Monday, Oct. 23, 1939

Liberator

MAN OF GLORY: SIMON BOLIVAR--Thomas Rourke--Morrow ($3.50).

For millions of South Americans the greatest man who ever lived was Simon Jose Antonio de la Santisima Trinidad Bolivar y Palacio, liberator of Colombia, Bolivia, Ecuador, Venezuela, Peru, Panama. Simon Bolivar (pronounced See-moan Bow-lee-var) has inspired litanies like those to the saints. His tomb at Caracas--the "Pantheon"--is almost as much a religious as a national shrine. Venezuela's President Contreras reputedly goes there to pray.

North Americans not only do not share this hero-worship, they probably know less about Bolivar than about any national hero in history. Such ignorance, thinks capable Biographer Rourke (Gomez: Tyrant of the Andes), is a gauge of "a century of misunderstandings and suspicions between the two Americas." A knowledge of Bolivar, he believes, would go far to explain South Americans' history and temperament, particularly their tendency toward dictatorship. For it was that tendency which set Bolivar's main problems, finally wrecked his great dream of a pan-American union.

From his young manhood, no prophet could have predicted Bolivar's future.
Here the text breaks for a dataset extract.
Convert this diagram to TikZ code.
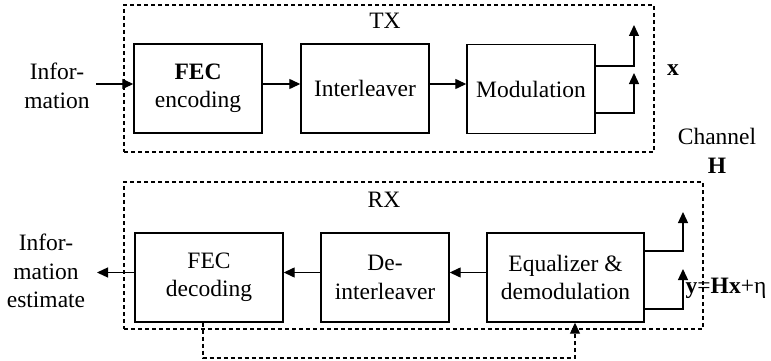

Heir to one of the biggest fortunes in Venezuela (his childhood income was around $20,000 a year), this slight, hot-tempered, handsome young Creole aristocrat was the pampered darling of his family, at 17 began his conquests in the salons and boudoirs of Europe (Queen Maria Luisa of Spain was rumored one of the many). Then suddenly he left on a walking tour with his old tutor, a votary of Rousseau and the Greeks. Three months later, in Italy, Bolivar made his melodramatic vow to free the Spanish colonies in South America.

He was then 23. Within the next 19 years he fought nearly 500 battles, over an area almost the size of the U. S., twice fled to exile after complete disaster, made his comeback in some of the most spectacular forced marches and brilliant battles in military history. Simultaneously he battled his compatriots to establish a democracy which would be foolproof against dictatorship.

Wearing an old blue jacket and forage cap, affectionately nicknamed "Culo de Hierro" (Iron Arse), Bolivar would suddenly break the tedium of a march by challenging his companions to outjump him. He liked to dance with female camp followers around the campfire, would break off abruptly to dictate (in Spanish, French or English) his fast, polished sentences to a secretary. He pardoned his venal aides, refused to feather his own nest, praised his generals unstintedly. He deliberately resigned as Supreme Chief in order to discourage dictatorship.

But when he was away his generals began plotting to junk the Constitution. Five years after military victory the new republics were chasing after dictators faster than Bolivar could run. When Colombia started a counterrevolution and his beloved General Sucre was assassinated Bolivar wrote: "All who have served the Revolution have ploughed the sea."

The end came shortly afterwards, on December 17, 1830. Wasted to skin & bone, coughing blood, racked with hemorrhoids, the 47-year-old Liberator cried out in his last delirium: "Jose! Bring the luggage. They do not want us here!"